In both FIG. 14A and FIG. 14B, the x-axis represents the relative frequency of the RZ-DQPSK signal and the y-axis represents the measured relative optical power. In the figures, reference character 1401 depicts the signal spectrum of the target channel (corresponds to the signal 1201). Furthermore, in FIG. 14B, reference characters 1402 and 1403 depict signals of the channels adjacent to the target channel (corresponds to the signals 1202 and 1203 above).
As apparent by FIG. 14B, if the bit rate for one channel is high (40 Gbps) and in addition if the channel spacing is narrow (100 GHz), the bases of the signals 1401, 1402, and 1403 of each channel overlap each other. The problematic ASE component is not illustrated.
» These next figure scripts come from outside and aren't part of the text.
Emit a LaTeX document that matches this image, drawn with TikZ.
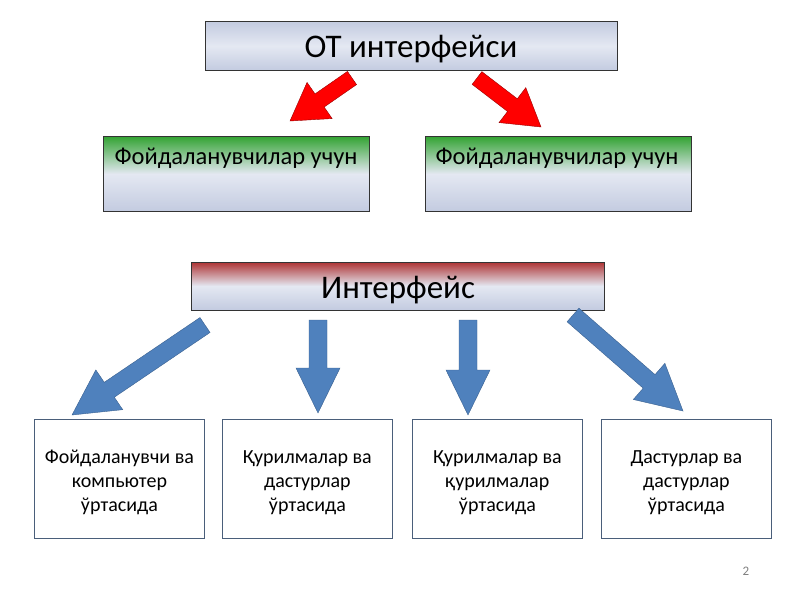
\documentclass[tikz,border=0pt]{standalone}
\usepackage{fontspec}
\setmainfont{Carlito}
\usetikzlibrary{calc}

\definecolor{arrowblue}{HTML}{4F81BD}
\definecolor{arrowedge}{HTML}{3A6190}
\definecolor{boxedge}{HTML}{4A5E7A}
\definecolor{paleblue}{HTML}{E4E8F2}
\definecolor{greyblue}{HTML}{C3CBE0}

% block arrow: {from}{to}{half shaft}{half head}{head length}{style}
\newcommand\blockarr[6]{%
  \coordinate (h) at ($(#2)!#5!(#1)$);
  \draw[#6] ($(#1)!#3!90:(#2)$) -- ($(h)!#3!-90:(#1)$) -- ($(h)!#4!-90:(#1)$)
    -- (#2) -- ($(h)!#4!90:(#1)$) -- ($(h)!#3!90:(#1)$) -- ($(#1)!#3!-90:(#2)$) -- cycle;}

\tikzset{
  titlebox/.style={draw=black!80, thick, minimum height=49pt, top color=greyblue, bottom color=greyblue, middle color=paleblue},
  userbox/.style={draw=black!80, thick, minimum width=266pt, minimum height=75pt, anchor=north west,
    top color=green!55!black!80, bottom color=greyblue, middle color=paleblue},
  levelbox/.style={draw=boxedge, thick, minimum width=170pt, minimum height=119pt, fill=white, anchor=north west,
    align=center, font=\fontsize{20}{24}\selectfont, text depth=-8pt},
  redarr/.style={fill=red, draw=red!60!black, thin},
  bluearr/.style={fill=arrowblue, draw=arrowedge, thin},
}

\begin{document}
\begin{tikzpicture}[x=1pt, y=-1pt]
  \useasboundingbox[fill=white] (0,0) rectangle (800,600);

  % Top title
  \node [titlebox, minimum width=412pt] (os) at (411,46) {};
  \node [font=\fontsize{33}{36}\selectfont] (ost) at (411,49) {ОТ интерфейси};

  % User boxes
  \node [userbox] (u1) at (103,136) {};
  \node [font=\fontsize{24.5}{28}\selectfont] (u1t) at (236,158) {Фойдаланувчилар учун};
  \node [userbox] (u2) at (425,136) {};
  \node [font=\fontsize{24.5}{28}\selectfont] (u2t) at (557,158) {Фойдаланувчилар учун};

  % Red arrows
  \coordinate (r1a) at (352,78);  \coordinate (r1b) at (290,121);
  \coordinate (r2a) at (477,78);  \coordinate (r2b) at (541,127);
  \blockarr{r1a}{r1b}{8pt}{22pt}{36pt}{redarr}
  \blockarr{r2a}{r2b}{8pt}{22pt}{36pt}{redarr}

  % Interface box
  \node [draw=black!80, thick, minimum width=413pt, minimum height=48pt,
    top color=red!60!black!80, bottom color=greyblue, middle color=paleblue] (intf) at (398,286) {};
  \node [font=\fontsize{33}{36}\selectfont] (intft) at (398,290) {Интерфейс};

  % Blue arrows
  \coordinate (b1a) at (205,325); \coordinate (b1b) at (72,415);
  \coordinate (b2a) at (318,320); \coordinate (b2b) at (318,413);
  \coordinate (b3a) at (468,320); \coordinate (b3b) at (468,415);
  \coordinate (b4a) at (573,315); \coordinate (b4b) at (683,411);
  \blockarr{b1a}{b1b}{9pt}{24pt}{45pt}{bluearr}
  \blockarr{b2a}{b2b}{9pt}{22pt}{45pt}{bluearr}
  \blockarr{b3a}{b3b}{9pt}{22pt}{45pt}{bluearr}
  \blockarr{b4a}{b4b}{9pt}{24pt}{45pt}{bluearr}

  % Bottom boxes
  \node [levelbox] (l1) at (34,419)  {\strut Фойдаланувчи ва\\\strut компьютер\\\strut ўртасида};
  \node [levelbox] (l2) at (222,419) {\strut Қурилмалар ва\\\strut дастурлар\\\strut ўртасида};
  \node [levelbox] (l3) at (412,419) {\strut Қурилмалар ва\\\strut қурилмалар\\\strut ўртасида};
  \node [levelbox] (l4) at (601,419) {\strut Дастурлар ва\\\strut дастурлар\\\strut ўртасида};

  \node [text=gray, font=\fontsize{13}{15}\selectfont] (pg) at (746,571) {2};
\end{tikzpicture}
\end{document}
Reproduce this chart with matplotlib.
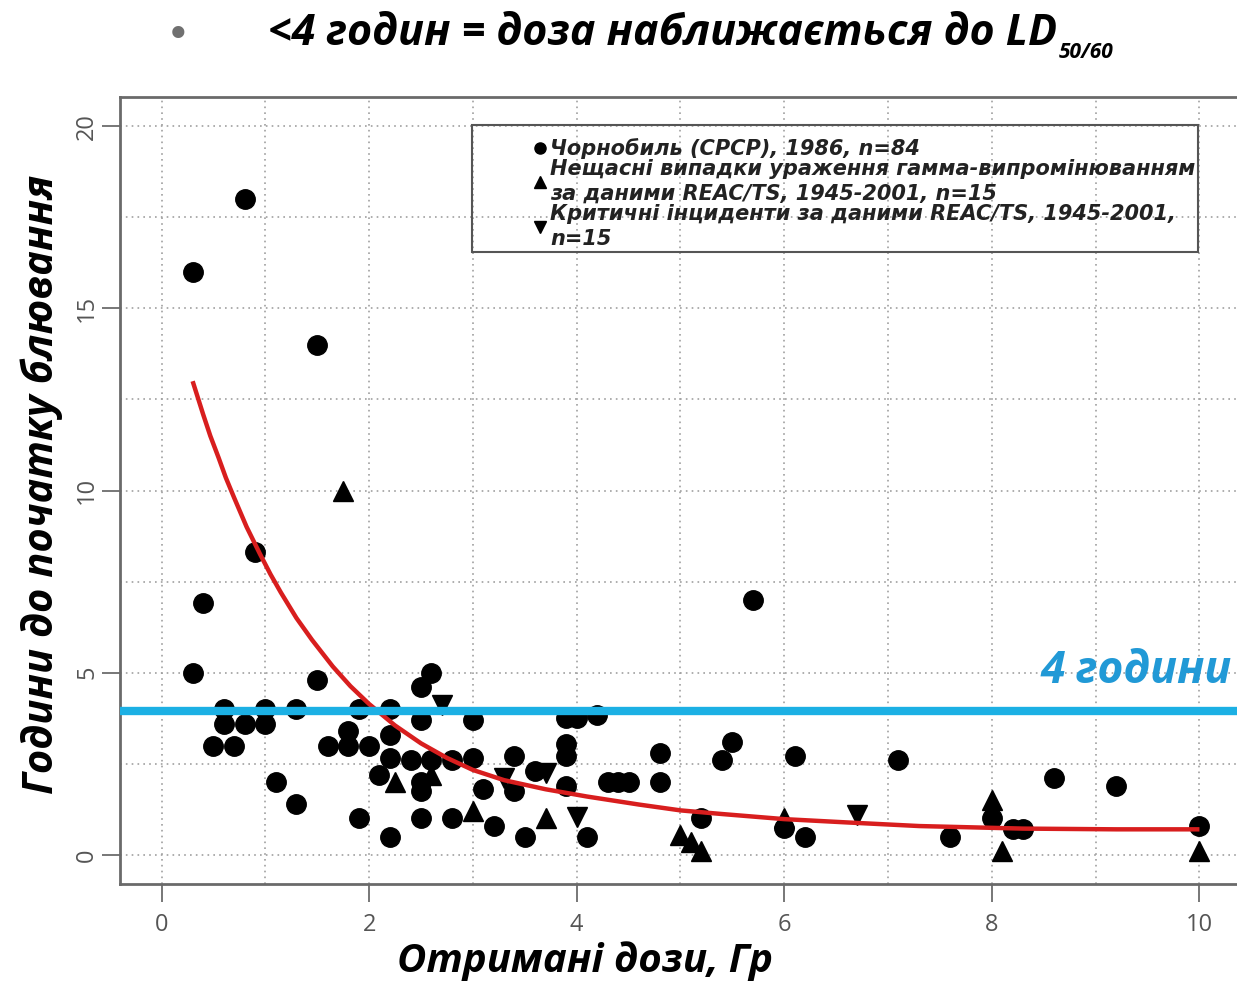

In this case, the resolution of the spectrum analyzer is 0.1 nm.
FIG. 15A, FIG. 15B, and FIG. 15C depict the signal spectrum illustrated in FIG. 14B and ASE component.
In each of the figures, FIG. 15A, FIG. 15B, and FIG. 15C, the power of the ASE component is different and as such, the measured value of OSNR also varies among figures. In FIG. 15A, FIG. 15B, and FIG. 15C, reference character 1501 represents the actual OSNR and reference character 1502 represents the measured OSNR. Reference character 1503 depicts the ASE component.
In the example shown in FIG. 15A, the actual OSNR 1501 is 40 decibels (dB) and the measured OSNR 1502 is 23.5 dB. In the example shown in FIG. 15B, the actual OSNR 1501 is 30 dB and the measured OSNR 1502 is 22.2 dB. In the example shown in FIG. 15C, the actual OSNR 1501 is 20 dB and the measured OSNR 1502 is 16.4 dB.
Furthermore, reference character 1504 depicts an optical CW for each channel. Compared to the optical CW signal 1504, the modulated signals 1401, 1402, and 1403 have a greater spectrum width and lower spectral power peak.
Hence, in addition to the bit rate for one channel being high, if the channel spacing is also narrow, the bases of each channel become overlapped and the signal spectrum of the ASE component 1503 becomes buried. Furthermore, the modulated signals 1401, 1402, and 1403 have lower peak powers compared to the optical CW 1504. As such, it becomes apparent that the actual OSNR 1501 can not be accurately measured.